▸ **Data records**:
>> Start
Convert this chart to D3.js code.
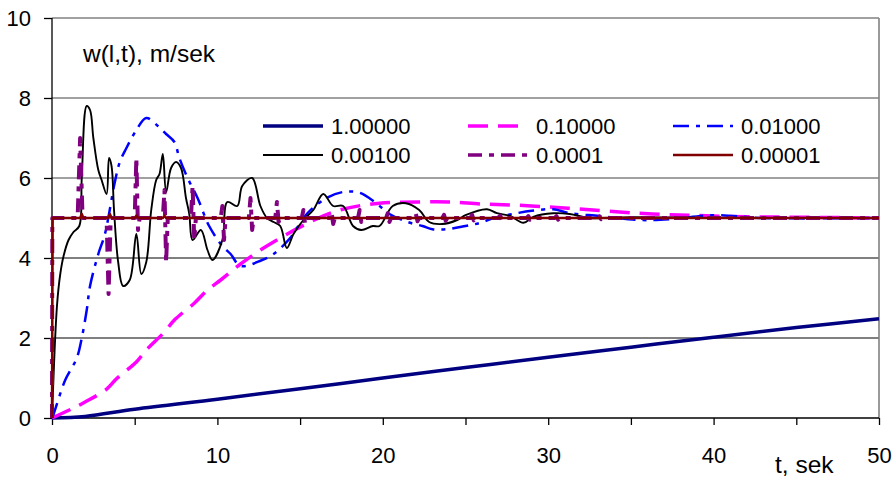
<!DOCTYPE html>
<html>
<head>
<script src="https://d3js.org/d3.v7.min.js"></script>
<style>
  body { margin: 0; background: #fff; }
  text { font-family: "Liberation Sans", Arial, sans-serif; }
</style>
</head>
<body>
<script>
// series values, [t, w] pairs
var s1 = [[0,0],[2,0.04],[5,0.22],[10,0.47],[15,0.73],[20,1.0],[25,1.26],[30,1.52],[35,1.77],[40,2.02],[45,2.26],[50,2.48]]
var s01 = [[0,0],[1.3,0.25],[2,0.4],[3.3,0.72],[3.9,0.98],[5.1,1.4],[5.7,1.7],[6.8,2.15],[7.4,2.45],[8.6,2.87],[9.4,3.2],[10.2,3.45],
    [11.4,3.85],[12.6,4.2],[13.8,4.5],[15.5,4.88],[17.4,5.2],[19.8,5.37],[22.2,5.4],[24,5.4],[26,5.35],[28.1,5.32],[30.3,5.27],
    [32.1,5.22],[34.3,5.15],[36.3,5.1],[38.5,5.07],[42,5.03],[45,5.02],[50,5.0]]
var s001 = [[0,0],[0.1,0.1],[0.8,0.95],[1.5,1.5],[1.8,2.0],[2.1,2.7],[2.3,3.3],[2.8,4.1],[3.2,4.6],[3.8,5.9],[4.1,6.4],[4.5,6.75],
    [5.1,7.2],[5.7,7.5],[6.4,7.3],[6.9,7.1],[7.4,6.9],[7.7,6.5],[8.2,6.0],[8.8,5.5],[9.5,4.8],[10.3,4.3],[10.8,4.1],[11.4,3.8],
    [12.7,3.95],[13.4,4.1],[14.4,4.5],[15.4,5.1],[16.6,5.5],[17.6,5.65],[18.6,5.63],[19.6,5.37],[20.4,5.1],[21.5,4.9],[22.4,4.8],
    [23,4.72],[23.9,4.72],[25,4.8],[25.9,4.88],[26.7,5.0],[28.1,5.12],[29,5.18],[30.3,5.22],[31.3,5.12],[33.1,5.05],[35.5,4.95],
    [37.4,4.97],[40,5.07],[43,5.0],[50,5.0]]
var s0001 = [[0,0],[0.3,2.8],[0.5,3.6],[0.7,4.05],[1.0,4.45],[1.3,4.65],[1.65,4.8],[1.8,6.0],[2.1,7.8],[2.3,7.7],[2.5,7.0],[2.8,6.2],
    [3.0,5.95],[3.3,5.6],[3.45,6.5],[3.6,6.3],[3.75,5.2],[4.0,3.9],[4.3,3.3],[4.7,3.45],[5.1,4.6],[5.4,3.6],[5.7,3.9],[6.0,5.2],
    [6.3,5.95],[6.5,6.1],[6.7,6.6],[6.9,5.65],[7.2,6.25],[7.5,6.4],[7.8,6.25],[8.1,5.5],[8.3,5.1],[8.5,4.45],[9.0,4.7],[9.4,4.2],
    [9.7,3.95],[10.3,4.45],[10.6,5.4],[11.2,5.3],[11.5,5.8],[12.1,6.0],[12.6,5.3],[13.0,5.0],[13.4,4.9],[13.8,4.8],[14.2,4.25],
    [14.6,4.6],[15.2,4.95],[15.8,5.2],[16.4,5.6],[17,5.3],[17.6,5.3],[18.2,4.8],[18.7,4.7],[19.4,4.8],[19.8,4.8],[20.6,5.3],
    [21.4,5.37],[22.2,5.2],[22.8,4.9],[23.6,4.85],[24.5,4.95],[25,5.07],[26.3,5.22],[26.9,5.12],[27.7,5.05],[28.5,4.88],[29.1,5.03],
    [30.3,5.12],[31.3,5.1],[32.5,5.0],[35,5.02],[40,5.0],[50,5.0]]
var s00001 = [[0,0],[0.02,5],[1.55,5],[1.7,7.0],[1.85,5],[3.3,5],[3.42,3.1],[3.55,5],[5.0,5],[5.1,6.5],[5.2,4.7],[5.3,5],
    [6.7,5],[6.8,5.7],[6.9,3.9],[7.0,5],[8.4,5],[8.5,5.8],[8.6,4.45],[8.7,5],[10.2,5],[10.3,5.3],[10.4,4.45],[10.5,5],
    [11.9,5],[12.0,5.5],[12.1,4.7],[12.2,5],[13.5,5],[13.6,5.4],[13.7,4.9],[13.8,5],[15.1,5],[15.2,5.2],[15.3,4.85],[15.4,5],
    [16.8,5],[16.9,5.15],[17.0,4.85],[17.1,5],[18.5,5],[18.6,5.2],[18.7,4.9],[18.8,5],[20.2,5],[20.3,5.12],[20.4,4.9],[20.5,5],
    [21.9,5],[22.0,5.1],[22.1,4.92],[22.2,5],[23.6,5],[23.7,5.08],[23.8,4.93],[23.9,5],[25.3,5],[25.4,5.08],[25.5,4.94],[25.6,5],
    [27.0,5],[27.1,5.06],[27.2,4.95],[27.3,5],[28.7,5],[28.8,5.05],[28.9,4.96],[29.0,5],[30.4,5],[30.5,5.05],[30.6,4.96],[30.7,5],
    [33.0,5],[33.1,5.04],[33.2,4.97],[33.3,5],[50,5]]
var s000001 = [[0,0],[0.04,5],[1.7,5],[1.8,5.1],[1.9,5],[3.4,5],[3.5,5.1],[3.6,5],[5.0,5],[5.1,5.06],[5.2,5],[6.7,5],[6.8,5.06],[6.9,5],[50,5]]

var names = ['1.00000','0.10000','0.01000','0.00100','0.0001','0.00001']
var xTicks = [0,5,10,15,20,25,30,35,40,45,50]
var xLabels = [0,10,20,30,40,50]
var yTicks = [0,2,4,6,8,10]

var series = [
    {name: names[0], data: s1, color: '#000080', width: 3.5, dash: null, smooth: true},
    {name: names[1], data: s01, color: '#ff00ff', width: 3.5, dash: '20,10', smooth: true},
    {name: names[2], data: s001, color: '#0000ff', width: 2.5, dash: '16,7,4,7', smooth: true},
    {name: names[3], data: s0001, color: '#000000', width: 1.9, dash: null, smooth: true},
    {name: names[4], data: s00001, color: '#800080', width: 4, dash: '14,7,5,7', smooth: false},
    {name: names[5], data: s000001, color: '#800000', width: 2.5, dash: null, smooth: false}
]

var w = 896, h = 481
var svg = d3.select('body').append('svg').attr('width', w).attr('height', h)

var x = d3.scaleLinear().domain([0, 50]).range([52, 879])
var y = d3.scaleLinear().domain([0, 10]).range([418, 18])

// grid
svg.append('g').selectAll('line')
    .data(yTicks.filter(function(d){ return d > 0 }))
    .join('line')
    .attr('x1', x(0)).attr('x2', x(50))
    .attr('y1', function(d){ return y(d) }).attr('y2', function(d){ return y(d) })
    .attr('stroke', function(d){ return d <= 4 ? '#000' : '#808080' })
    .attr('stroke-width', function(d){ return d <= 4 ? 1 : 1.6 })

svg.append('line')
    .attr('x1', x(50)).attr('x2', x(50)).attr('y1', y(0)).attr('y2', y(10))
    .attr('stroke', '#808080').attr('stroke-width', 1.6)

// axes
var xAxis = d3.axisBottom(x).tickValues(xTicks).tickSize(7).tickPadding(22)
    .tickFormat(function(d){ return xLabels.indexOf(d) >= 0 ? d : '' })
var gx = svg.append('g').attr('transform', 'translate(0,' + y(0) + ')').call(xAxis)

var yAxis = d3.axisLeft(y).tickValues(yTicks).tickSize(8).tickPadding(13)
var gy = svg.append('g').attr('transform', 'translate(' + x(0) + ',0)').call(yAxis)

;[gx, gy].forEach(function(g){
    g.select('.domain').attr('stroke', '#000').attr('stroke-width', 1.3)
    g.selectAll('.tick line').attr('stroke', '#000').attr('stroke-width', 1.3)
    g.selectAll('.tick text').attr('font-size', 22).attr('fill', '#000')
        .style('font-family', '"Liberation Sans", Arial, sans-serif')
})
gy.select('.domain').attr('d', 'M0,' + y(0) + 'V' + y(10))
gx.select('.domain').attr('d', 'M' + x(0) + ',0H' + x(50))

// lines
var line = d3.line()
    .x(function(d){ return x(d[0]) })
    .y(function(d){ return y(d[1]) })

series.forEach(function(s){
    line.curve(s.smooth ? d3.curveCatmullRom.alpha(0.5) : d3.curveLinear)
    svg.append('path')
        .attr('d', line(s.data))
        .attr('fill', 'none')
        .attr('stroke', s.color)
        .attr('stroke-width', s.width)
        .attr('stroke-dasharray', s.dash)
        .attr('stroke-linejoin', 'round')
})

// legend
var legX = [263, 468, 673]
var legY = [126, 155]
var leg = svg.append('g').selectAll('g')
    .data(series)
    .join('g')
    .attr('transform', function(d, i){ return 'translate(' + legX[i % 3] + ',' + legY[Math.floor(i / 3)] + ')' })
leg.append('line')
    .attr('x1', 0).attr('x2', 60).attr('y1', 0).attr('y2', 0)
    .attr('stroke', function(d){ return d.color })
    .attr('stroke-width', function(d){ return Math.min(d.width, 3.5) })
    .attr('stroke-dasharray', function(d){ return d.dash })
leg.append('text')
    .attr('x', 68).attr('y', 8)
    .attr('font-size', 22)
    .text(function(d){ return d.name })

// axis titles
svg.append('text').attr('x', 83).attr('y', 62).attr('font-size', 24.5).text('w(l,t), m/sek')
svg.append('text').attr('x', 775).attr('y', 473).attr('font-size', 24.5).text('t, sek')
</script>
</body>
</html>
>> End
>> Start
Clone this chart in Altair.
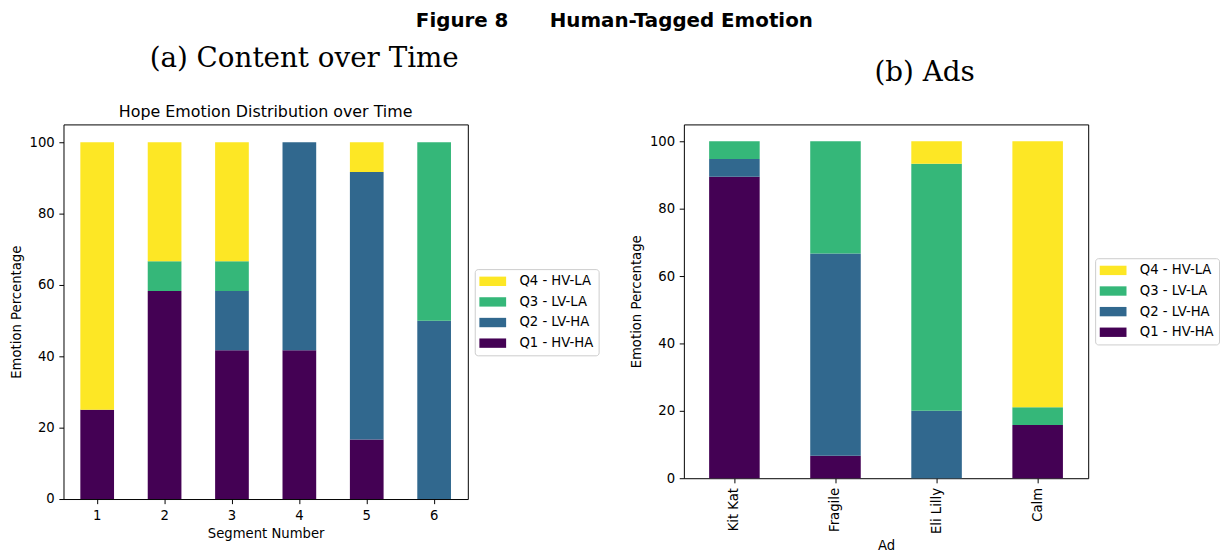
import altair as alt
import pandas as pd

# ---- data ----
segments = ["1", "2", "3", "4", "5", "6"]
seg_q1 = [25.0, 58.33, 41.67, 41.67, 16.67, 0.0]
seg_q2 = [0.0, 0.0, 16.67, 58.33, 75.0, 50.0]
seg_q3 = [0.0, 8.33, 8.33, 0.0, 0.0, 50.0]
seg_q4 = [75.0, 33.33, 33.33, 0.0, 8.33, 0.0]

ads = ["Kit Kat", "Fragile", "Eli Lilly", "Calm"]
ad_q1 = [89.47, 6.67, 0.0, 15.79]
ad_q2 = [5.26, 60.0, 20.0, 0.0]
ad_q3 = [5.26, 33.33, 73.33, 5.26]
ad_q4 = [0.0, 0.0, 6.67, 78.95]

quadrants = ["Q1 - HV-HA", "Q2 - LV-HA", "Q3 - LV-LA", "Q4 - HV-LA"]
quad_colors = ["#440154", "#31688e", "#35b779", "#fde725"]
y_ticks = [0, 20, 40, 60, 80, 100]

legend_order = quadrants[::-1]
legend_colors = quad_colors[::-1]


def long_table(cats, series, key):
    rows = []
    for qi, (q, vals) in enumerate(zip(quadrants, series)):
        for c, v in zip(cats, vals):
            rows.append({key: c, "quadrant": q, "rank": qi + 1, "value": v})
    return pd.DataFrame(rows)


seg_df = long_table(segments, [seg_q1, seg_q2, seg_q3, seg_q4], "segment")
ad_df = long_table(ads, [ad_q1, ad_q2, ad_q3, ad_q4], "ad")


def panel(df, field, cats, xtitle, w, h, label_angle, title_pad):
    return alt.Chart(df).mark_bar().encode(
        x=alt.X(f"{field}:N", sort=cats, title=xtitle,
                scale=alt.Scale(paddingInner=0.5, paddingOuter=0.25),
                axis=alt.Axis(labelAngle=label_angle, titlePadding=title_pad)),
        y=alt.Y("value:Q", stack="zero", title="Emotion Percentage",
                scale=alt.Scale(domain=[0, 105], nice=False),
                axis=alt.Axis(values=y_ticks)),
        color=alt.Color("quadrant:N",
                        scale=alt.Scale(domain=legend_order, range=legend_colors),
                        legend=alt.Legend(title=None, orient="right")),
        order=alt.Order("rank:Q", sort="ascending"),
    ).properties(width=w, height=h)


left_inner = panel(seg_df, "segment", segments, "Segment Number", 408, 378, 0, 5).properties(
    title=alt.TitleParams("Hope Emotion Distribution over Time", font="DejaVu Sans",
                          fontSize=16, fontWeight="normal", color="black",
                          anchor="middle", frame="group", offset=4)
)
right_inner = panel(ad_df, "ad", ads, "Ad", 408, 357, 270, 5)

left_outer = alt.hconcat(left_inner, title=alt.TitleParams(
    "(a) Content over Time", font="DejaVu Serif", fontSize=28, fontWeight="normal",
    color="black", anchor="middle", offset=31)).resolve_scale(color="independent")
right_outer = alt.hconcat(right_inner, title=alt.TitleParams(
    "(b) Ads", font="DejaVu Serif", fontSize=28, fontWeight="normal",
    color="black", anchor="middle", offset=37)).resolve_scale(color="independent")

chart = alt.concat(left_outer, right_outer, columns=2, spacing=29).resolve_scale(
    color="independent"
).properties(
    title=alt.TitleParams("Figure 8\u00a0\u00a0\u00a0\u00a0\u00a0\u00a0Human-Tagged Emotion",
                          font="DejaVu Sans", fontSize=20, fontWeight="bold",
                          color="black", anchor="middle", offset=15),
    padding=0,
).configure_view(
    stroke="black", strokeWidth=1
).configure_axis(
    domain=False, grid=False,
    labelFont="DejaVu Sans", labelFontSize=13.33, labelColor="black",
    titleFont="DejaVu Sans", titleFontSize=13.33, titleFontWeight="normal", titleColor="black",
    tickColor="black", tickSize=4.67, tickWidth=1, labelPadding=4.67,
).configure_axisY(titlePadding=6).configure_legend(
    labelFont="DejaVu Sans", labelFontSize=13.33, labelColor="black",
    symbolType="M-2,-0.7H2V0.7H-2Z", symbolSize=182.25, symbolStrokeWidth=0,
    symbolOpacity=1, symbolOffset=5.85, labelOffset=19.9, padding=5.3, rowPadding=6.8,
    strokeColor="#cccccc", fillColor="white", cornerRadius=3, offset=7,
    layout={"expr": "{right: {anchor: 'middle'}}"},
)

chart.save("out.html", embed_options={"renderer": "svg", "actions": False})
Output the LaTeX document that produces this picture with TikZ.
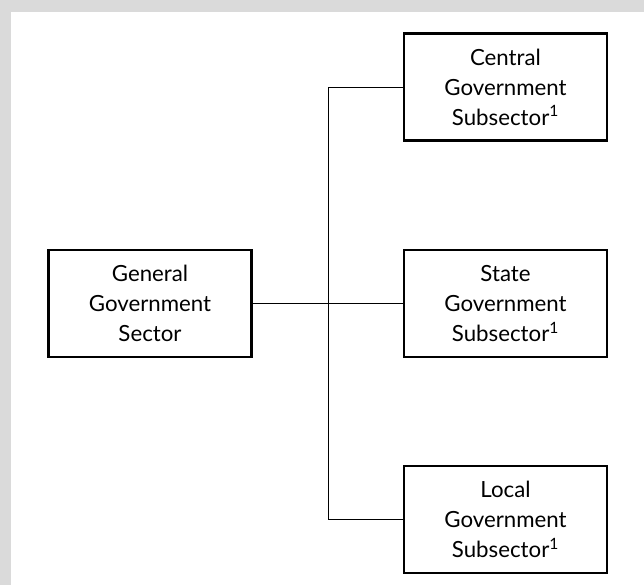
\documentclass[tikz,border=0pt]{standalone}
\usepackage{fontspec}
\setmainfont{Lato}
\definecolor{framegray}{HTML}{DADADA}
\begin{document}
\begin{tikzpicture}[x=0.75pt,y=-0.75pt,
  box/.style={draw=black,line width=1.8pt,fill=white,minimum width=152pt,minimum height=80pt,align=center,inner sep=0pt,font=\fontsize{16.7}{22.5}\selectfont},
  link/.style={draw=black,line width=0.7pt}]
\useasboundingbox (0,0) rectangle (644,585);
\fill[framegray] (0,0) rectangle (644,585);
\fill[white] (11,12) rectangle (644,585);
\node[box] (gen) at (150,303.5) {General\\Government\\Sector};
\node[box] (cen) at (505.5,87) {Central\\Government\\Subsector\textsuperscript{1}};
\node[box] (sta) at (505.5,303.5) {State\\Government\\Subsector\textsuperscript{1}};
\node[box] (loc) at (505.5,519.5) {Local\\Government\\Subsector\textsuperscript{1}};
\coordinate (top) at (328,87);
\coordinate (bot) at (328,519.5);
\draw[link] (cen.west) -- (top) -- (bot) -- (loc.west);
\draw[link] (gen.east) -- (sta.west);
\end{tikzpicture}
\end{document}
>> End
>> Start
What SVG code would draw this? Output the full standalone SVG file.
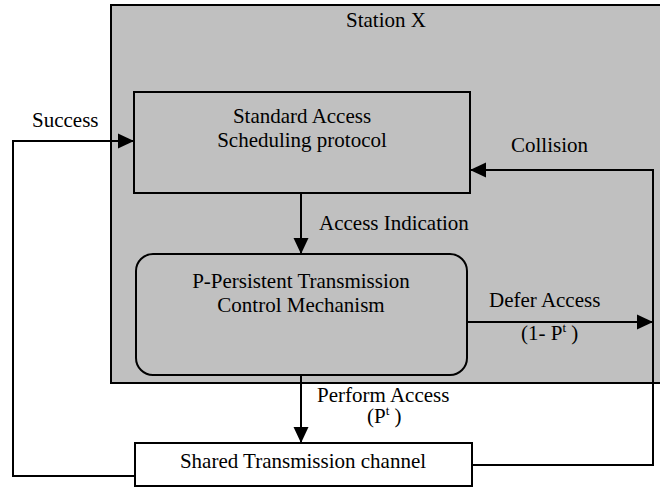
>> End
▸ **Directions for this task**: Pick out each line above that includes "standalone" and show it.

▸ **Result for this task**:
\documentclass[tikz,border=0pt]{standalone}
What SVG code would draw this? Output the full standalone SVG file.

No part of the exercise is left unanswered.